The understanding of bending strain effects on the performances of flexible organic phototransistors (FOPTs) is of great importance. In this manuscript, two kinds of FOPTs-single layer of copper phthalocyanine (CuPc) (SL-FOPTs) and hybrid planar bulk-heterojunction of CuPc/CuPc:PTCDA (HPBHJ-OPTs) with PTCDA denotes 3,4,9,10-perylenete-acarboxylic dianhydride, with polyvinyl alcohol as the gate dielectric but different active layer, were fabricated and their strain dependent performances investigated, respectively. For SL-FOPTs, at a given light intensity, with the bending-strain increasing, the photocurrent increases at first, and then decreases after reaching a maximum. A crossover from positive to negative occurs in this process, and the critical strain at which the crossover occurs increases with the illumination light intensity.
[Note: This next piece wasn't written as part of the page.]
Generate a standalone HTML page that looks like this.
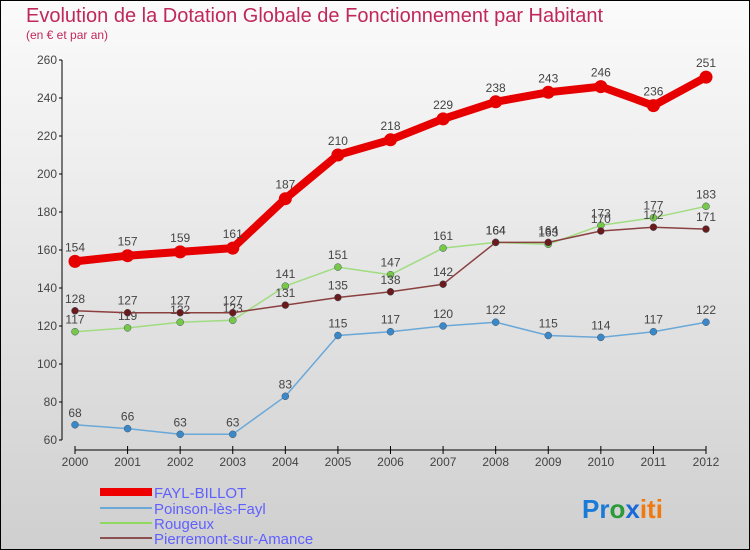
<!DOCTYPE html>
<html><head><meta charset="utf-8"><style>
body{margin:0}
svg{display:block;font-family:"Liberation Sans",sans-serif}
</style></head><body>
<svg width="750" height="550" id="c">
<defs><linearGradient id="bg" x1="0" y1="0" x2="0" y2="1"><stop offset="0" stop-color="#fbfbfb"/><stop offset="1" stop-color="#cfcfcf"/></linearGradient></defs>
<rect x="0.5" y="0.5" width="749" height="549" fill="url(#bg)" stroke="#000"/>
<text x="26" y="22" font-size="20" fill="#c0285a">Evolution de la Dotation Globale de Fonctionnement par Habitant</text>
<text x="26" y="39" font-size="12" fill="#c0285a">(en € et par an)</text>
<g id="axes"></g><g id="series"></g>
<g>
<rect x="100" y="488" width="52" height="8" fill="#e00"/>
<text x="154" y="498" font-size="15" fill="#6060ff">FAYL-BILLOT</text>
<rect x="100" y="507" width="52" height="2" fill="#6aa8d8"/>
<text x="154" y="514" font-size="15" fill="#6060ff">Poinson-lès-Fayl</text>
<rect x="100" y="522" width="52" height="2" fill="#90d860"/>
<text x="154" y="529" font-size="15" fill="#6060ff">Rougeux</text>
<rect x="100" y="537" width="52" height="2" fill="#8b5050"/>
<text x="154" y="544" font-size="15" fill="#6060ff">Pierremont-sur-Amance</text>
</g>
<text x="582" y="518" font-size="26" font-weight="bold"><tspan fill="#1a7ad8">Pr</tspan><tspan fill="#2a9a3a">o</tspan><tspan fill="#1a6ad8">x</tspan><tspan fill="#f07a10">iti</tspan></text>
</svg>
<script>
const years=[2000,2001,2002,2003,2004,2005,2006,2007,2008,2009,2010,2011,2012];
const fayl=[154,157,159,161,187,210,218,229,238,243,246,236,251];
const poinson=[68,66,63,63,83,115,117,120,122,115,114,117,122];
const rougeux=[117,119,122,123,141,151,147,161,164,163,173,177,183];
const pierremont=[128,127,127,127,131,135,138,142,164,164,170,172,171];
const yTicks=[60,80,100,120,140,160,180,200,220,240,260];
const NS="http://www.w3.org/2000/svg";
const xS=i=>75+i*(706-75)/(years.length-1);
const yS=v=>440-(v-60)*(440-60)/200;
function mk(p,tag,a){const e=document.createElementNS(NS,tag);for(const k in a)e.setAttribute(k,a[k]);p.appendChild(e);return e;}
const ax=document.getElementById('axes');
let l=mk(ax,'line',{x1:62,y1:60,x2:62,y2:440,stroke:'#000'});


yTicks.forEach(t=>{const y=yS(t);
mk(ax,'line',{x1:59,y1:y,x2:62,y2:y,stroke:'#000'});
const tx=mk(ax,'text',{x:57,y:y+4,'font-size':12,fill:'#444','text-anchor':'end'});tx.textContent=t;

});
l=mk(ax,'line',{x1:75,y1:450,x2:706,y2:450,stroke:'#000'});


years.forEach((yr,i)=>{const x=xS(i);
mk(ax,'line',{x1:x,y1:446,x2:x,y2:454,stroke:'#000'});
const tx=mk(ax,'text',{x:x,y:466,'font-size':12,fill:'#444','text-anchor':'middle'});tx.textContent=yr;

});
const sg=document.getElementById('series');
function draw(name,vals,col,w,r,dot){
const g=mk(sg,'g',{});


const pl=mk(g,'polyline',{points:vals.map((v,i)=>xS(i)+','+yS(v)).join(' '),fill:'none',stroke:col,'stroke-width':w,'stroke-linejoin':'round'});


vals.forEach((v,i)=>{const c=mk(g,'circle',{cx:xS(i),cy:yS(v),r:r,fill:dot,stroke:w>3?'none':'#456','stroke-width':0.5});


const t=mk(g,'text',{x:xS(i),y:yS(v)-(w>3?10:8),'font-size':12,fill:'#444','text-anchor':'middle'});t.textContent=v;

});}
draw('poinson',poinson,'#6aa8d8',1.5,3.5,'#3a88c8');
draw('rougeux',rougeux,'#a0dc80',1.5,3.5,'#78c848');
draw('pierremont',pierremont,'#8b4040',1.5,3.5,'#6a1a1a');
draw('fayl',fayl,'#e60000',8,6.5,'#e60000');
</script>
</body></html>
Different from the observation in SL-FOPTs, the Idark ~ strain curves in HPBHJ-FOPTs exhibit obtuse small peaks at low gate voltages of |Vg|≦10 V, and minimums at large gate voltages of |Vg|≧ 20 V. At large gate voltages with increasing bending strain, the photocurrent of HPBHJ-OPTs decreases and become negative (from positive) at first, with the decreasing rate nearly proportional to the gate voltage, and then increase after reaching a negative minimum. The physical origin of observed photocurrent crossover from positive to negative with increasing bending strain is discussed.